◆ Data provided
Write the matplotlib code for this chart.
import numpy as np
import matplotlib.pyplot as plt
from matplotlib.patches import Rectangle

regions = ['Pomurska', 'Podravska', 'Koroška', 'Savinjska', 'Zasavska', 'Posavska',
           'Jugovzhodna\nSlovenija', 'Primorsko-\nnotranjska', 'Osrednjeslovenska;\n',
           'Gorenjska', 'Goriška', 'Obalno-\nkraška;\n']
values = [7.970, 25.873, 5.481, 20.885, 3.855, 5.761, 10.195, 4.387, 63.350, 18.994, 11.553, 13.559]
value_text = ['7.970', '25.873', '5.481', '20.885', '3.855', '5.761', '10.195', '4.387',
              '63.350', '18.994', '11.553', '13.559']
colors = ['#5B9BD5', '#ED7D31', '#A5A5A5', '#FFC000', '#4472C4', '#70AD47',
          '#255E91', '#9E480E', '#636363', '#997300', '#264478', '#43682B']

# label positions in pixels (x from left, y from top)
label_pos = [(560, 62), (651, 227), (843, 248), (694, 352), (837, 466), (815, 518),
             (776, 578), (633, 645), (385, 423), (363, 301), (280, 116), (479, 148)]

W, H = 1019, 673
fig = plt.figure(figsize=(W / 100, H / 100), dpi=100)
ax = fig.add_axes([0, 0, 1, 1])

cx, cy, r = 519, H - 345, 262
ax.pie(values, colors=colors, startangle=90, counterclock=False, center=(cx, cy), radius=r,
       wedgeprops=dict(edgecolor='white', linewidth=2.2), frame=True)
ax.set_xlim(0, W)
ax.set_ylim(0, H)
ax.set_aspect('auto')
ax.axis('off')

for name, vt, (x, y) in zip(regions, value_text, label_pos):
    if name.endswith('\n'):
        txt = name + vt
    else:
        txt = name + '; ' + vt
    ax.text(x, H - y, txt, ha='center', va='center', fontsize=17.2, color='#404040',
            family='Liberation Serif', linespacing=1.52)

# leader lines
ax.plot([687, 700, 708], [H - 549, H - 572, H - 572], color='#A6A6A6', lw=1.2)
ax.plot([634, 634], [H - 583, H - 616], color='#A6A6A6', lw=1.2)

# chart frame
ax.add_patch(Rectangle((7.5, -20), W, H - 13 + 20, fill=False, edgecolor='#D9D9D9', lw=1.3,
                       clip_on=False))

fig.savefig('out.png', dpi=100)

* * *

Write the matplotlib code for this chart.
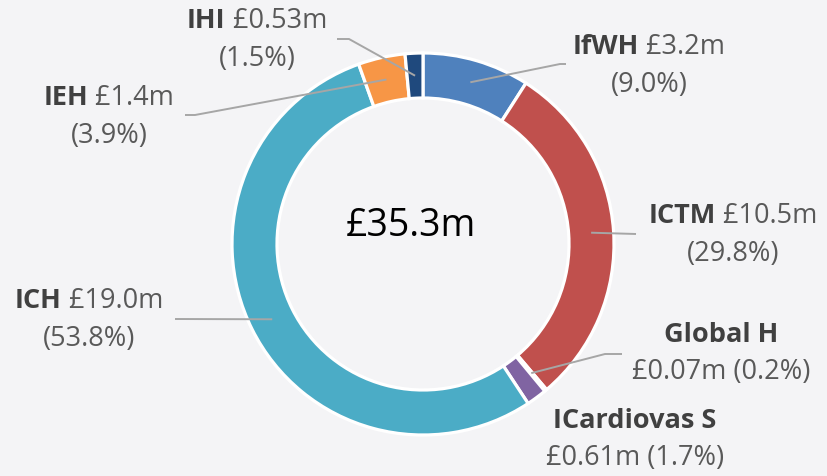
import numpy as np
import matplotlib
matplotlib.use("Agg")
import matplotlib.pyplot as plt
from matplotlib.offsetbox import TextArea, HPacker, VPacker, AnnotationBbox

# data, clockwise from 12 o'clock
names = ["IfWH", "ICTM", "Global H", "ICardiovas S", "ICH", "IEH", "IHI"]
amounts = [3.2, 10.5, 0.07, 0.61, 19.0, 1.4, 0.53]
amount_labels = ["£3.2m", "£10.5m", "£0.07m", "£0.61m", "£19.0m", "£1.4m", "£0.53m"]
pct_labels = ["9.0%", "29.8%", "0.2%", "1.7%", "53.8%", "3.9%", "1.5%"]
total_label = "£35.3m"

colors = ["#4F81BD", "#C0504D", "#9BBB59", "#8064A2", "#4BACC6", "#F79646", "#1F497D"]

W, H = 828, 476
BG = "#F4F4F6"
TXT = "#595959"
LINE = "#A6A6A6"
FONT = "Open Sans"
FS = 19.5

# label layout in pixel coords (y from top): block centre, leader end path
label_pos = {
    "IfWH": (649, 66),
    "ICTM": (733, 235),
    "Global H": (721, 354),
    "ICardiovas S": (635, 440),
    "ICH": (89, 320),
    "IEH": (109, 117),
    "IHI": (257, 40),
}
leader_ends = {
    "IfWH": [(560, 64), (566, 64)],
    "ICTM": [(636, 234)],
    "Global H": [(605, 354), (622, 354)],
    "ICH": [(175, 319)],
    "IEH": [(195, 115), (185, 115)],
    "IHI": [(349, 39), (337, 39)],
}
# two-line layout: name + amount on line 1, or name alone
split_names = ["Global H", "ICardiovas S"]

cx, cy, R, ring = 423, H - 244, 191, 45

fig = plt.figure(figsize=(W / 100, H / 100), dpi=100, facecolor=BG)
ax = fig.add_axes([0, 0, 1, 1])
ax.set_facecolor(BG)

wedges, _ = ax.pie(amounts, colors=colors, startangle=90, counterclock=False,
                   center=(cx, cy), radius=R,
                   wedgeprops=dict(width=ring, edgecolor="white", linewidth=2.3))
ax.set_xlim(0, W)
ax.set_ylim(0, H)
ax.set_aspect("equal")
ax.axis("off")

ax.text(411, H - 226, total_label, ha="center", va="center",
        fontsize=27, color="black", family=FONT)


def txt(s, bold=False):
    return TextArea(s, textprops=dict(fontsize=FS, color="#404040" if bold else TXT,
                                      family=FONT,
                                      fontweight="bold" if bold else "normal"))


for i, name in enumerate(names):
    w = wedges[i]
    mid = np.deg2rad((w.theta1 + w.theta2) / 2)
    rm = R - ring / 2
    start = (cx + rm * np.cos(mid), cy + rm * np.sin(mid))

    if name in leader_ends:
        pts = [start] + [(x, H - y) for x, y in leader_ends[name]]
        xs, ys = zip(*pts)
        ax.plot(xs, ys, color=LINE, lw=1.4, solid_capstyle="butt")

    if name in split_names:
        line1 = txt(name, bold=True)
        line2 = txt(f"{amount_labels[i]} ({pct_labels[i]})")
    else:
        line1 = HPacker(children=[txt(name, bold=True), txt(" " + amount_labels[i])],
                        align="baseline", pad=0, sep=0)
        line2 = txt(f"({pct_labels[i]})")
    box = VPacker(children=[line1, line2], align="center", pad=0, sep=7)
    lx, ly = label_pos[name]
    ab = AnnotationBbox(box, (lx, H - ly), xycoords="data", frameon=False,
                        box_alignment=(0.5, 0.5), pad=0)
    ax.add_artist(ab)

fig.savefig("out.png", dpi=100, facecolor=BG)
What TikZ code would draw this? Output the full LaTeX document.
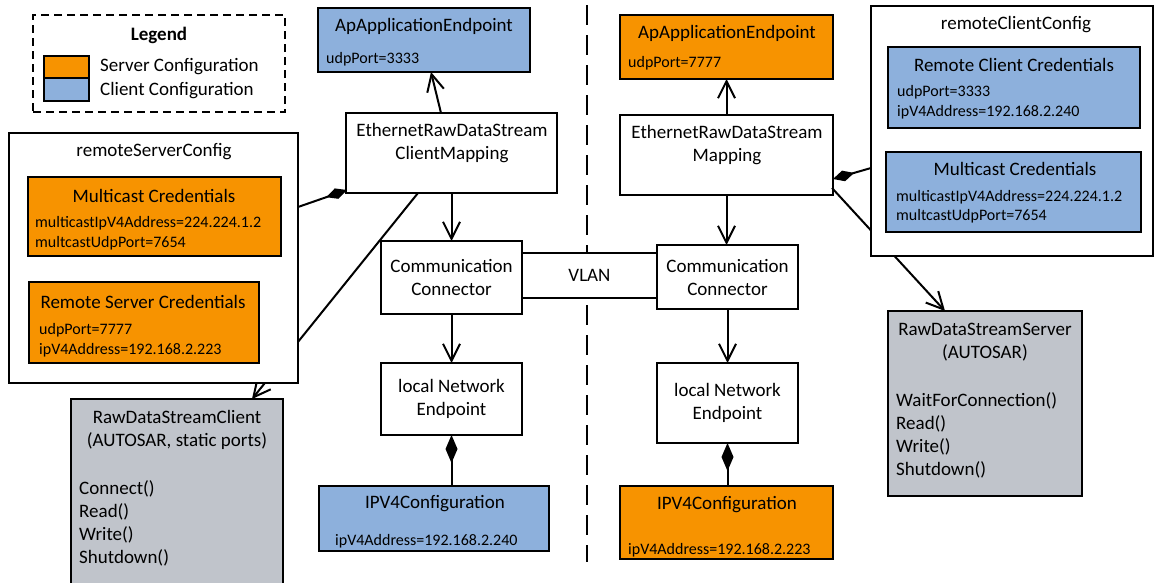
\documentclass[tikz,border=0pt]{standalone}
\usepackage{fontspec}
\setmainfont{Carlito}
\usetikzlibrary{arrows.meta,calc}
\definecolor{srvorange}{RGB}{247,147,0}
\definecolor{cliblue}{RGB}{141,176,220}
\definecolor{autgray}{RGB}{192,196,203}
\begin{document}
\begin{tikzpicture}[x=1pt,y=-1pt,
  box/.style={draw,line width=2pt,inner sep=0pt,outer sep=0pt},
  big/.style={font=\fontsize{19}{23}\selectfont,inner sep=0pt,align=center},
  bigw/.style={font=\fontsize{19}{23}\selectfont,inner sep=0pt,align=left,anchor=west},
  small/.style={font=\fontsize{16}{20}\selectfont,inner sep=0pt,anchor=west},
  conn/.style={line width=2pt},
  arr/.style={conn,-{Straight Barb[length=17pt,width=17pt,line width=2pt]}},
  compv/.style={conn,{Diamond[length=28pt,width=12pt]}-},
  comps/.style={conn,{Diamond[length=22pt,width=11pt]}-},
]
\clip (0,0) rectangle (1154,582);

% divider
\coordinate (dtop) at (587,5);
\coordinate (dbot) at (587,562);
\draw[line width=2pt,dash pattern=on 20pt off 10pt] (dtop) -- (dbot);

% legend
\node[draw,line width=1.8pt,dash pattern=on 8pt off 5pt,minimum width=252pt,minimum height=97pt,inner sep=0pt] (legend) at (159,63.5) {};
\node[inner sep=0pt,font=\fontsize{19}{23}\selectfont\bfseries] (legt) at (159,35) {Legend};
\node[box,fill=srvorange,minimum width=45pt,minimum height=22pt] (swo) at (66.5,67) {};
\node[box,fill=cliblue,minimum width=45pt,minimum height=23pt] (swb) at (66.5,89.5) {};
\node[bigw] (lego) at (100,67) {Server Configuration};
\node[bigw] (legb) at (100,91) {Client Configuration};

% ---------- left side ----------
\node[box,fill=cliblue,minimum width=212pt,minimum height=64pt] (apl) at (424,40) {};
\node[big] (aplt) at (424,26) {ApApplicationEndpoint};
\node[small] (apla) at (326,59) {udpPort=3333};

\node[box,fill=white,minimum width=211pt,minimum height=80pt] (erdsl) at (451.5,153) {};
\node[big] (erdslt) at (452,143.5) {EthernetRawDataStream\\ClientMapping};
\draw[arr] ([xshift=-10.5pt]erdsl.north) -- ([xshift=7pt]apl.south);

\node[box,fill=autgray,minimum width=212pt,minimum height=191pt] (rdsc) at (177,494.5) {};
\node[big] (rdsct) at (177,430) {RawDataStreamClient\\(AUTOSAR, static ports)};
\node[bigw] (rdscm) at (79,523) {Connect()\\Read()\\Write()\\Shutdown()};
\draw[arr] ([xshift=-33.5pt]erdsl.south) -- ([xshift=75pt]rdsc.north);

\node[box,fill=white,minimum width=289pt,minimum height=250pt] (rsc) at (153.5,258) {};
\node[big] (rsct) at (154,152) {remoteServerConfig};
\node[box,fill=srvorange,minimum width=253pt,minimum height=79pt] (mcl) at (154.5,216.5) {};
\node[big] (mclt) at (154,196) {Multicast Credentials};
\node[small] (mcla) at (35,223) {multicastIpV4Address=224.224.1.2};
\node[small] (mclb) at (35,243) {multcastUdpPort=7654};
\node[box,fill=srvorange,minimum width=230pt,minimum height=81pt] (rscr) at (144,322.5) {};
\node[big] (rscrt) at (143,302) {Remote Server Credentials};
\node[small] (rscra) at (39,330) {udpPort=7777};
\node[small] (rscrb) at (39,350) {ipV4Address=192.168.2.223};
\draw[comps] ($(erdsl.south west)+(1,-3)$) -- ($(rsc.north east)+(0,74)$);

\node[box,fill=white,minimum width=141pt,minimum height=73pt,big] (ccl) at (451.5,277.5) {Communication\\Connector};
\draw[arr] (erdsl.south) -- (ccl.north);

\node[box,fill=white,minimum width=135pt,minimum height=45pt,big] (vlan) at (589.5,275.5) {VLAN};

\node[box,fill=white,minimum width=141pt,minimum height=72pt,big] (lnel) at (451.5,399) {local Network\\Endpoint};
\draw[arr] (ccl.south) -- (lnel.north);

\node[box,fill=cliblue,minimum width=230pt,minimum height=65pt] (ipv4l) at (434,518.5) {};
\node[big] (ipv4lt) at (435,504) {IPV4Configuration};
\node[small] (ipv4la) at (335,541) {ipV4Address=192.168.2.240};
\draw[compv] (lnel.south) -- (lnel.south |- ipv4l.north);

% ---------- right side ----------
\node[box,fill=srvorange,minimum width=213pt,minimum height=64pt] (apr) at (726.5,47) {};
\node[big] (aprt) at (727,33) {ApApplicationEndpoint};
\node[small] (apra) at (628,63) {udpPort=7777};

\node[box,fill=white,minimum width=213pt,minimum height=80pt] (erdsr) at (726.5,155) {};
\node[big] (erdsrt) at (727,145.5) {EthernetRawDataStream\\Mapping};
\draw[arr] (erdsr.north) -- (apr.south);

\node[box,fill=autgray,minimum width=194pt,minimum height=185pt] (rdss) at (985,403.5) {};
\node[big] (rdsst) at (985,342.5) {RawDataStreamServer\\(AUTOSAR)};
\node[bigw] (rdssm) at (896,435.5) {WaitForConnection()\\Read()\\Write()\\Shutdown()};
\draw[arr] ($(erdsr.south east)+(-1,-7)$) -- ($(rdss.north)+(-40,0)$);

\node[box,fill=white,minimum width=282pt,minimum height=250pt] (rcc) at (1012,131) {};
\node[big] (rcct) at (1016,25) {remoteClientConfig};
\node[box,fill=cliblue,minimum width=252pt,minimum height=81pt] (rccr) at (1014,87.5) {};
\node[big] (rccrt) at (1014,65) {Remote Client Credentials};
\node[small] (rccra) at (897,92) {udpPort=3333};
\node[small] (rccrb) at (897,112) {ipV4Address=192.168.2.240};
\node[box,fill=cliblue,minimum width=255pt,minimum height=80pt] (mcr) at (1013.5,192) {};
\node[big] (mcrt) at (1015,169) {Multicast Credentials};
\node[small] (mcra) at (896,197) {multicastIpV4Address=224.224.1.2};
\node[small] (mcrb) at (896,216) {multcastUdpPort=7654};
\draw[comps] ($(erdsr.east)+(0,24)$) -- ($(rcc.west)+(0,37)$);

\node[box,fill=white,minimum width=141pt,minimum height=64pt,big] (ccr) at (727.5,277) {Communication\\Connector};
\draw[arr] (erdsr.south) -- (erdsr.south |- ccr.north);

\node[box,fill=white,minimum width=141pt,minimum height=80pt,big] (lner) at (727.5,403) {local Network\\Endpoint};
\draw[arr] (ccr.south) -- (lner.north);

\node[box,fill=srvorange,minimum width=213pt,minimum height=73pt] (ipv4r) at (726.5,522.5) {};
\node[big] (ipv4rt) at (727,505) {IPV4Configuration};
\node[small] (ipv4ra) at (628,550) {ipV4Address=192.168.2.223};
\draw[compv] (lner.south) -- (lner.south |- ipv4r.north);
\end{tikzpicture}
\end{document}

◆ Work instructions
Reproduce each line of the material containing the word "chart".

◆ Output
Write the matplotlib code for this chart.
# chart frame
Write the matplotlib code for this chart.

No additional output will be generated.